### Supplied material
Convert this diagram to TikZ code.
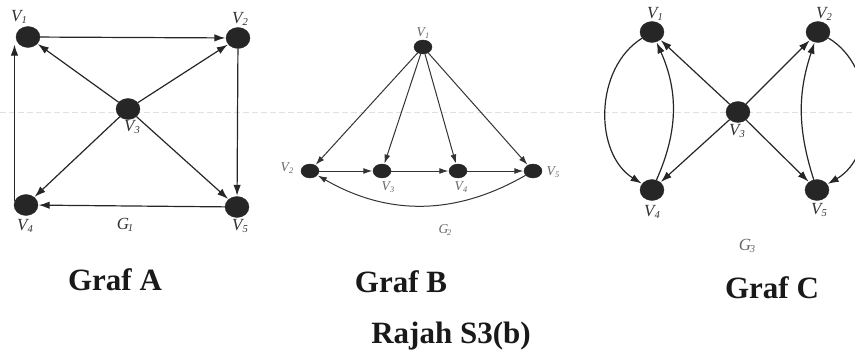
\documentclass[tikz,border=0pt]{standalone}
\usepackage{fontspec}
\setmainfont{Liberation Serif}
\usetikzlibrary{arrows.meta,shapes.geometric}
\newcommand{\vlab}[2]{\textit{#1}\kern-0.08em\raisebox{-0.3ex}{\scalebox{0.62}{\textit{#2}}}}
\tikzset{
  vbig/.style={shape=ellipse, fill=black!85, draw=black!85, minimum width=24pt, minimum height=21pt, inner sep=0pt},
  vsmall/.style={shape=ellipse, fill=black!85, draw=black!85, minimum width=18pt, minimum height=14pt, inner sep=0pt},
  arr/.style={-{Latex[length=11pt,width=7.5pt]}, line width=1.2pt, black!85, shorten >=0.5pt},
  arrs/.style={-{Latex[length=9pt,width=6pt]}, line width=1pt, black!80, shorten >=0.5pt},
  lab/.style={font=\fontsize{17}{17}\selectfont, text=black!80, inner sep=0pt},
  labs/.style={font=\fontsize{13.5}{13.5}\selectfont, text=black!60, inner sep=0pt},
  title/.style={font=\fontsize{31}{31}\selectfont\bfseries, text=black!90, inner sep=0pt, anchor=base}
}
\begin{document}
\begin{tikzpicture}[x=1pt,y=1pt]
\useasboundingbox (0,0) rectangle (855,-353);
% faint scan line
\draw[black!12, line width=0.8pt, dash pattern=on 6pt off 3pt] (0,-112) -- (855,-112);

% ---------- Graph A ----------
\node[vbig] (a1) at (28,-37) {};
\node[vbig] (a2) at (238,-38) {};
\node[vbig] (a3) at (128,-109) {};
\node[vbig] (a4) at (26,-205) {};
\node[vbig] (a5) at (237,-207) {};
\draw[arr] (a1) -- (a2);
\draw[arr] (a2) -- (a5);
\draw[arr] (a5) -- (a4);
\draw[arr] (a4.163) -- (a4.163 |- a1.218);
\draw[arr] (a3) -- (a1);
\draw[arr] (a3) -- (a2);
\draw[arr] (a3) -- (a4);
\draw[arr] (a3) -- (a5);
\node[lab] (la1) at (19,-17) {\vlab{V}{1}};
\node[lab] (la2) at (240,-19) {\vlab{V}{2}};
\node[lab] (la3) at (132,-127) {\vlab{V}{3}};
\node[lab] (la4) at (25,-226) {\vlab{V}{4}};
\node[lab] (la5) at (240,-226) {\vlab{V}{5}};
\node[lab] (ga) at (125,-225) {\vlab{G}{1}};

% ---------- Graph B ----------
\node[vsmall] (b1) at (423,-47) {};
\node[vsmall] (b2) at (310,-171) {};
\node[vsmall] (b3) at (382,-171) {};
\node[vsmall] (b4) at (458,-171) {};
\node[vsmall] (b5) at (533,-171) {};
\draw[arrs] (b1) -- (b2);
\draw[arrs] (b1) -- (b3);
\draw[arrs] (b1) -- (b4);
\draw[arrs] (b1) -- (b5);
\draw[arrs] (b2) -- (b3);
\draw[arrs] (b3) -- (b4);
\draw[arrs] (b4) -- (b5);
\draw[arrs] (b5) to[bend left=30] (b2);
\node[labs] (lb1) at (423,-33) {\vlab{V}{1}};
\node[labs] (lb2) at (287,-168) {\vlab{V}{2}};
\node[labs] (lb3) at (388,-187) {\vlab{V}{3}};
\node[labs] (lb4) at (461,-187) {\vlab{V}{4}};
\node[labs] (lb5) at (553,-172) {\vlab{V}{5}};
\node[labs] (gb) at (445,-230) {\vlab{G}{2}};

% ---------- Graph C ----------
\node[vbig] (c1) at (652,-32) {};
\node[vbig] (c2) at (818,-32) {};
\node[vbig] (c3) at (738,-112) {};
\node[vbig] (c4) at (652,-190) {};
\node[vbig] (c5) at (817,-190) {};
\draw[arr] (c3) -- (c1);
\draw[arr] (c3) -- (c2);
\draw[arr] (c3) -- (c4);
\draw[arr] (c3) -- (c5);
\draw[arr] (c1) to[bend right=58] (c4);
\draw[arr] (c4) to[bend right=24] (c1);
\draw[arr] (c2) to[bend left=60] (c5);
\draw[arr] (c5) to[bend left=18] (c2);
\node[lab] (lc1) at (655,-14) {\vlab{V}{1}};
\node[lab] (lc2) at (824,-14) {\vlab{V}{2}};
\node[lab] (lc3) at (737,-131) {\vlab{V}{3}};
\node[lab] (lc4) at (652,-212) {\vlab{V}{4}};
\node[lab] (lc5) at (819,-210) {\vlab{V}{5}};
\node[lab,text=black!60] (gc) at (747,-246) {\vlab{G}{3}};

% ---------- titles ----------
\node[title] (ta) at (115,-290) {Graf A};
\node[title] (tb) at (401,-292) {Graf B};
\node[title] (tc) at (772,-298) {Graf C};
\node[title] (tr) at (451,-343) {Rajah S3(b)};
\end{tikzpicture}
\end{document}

### Work to complete
Exactly as written, please give again the lines from the beginning of the listing through the line containing "(0,-112) -- (855,-112);", inclusive, without any pictures.

### Exercise result
Convert this diagram to TikZ code.
\documentclass[tikz,border=0pt]{standalone}
\usepackage{fontspec}
\setmainfont{Liberation Serif}
\usetikzlibrary{arrows.meta,shapes.geometric}
\newcommand{\vlab}[2]{\textit{#1}\kern-0.08em\raisebox{-0.3ex}{\scalebox{0.62}{\textit{#2}}}}
\tikzset{
  vbig/.style={shape=ellipse, fill=black!85, draw=black!85, minimum width=24pt, minimum height=21pt, inner sep=0pt},
  vsmall/.style={shape=ellipse, fill=black!85, draw=black!85, minimum width=18pt, minimum height=14pt, inner sep=0pt},
  arr/.style={-{Latex[length=11pt,width=7.5pt]}, line width=1.2pt, black!85, shorten >=0.5pt},
  arrs/.style={-{Latex[length=9pt,width=6pt]}, line width=1pt, black!80, shorten >=0.5pt},
  lab/.style={font=\fontsize{17}{17}\selectfont, text=black!80, inner sep=0pt},
  labs/.style={font=\fontsize{13.5}{13.5}\selectfont, text=black!60, inner sep=0pt},
  title/.style={font=\fontsize{31}{31}\selectfont\bfseries, text=black!90, inner sep=0pt, anchor=base}
}
\begin{document}
\begin{tikzpicture}[x=1pt,y=1pt]
\useasboundingbox (0,0) rectangle (855,-353);
% faint scan line
\draw[black!12, line width=0.8pt, dash pattern=on 6pt off 3pt] (0,-112) -- (855,-112);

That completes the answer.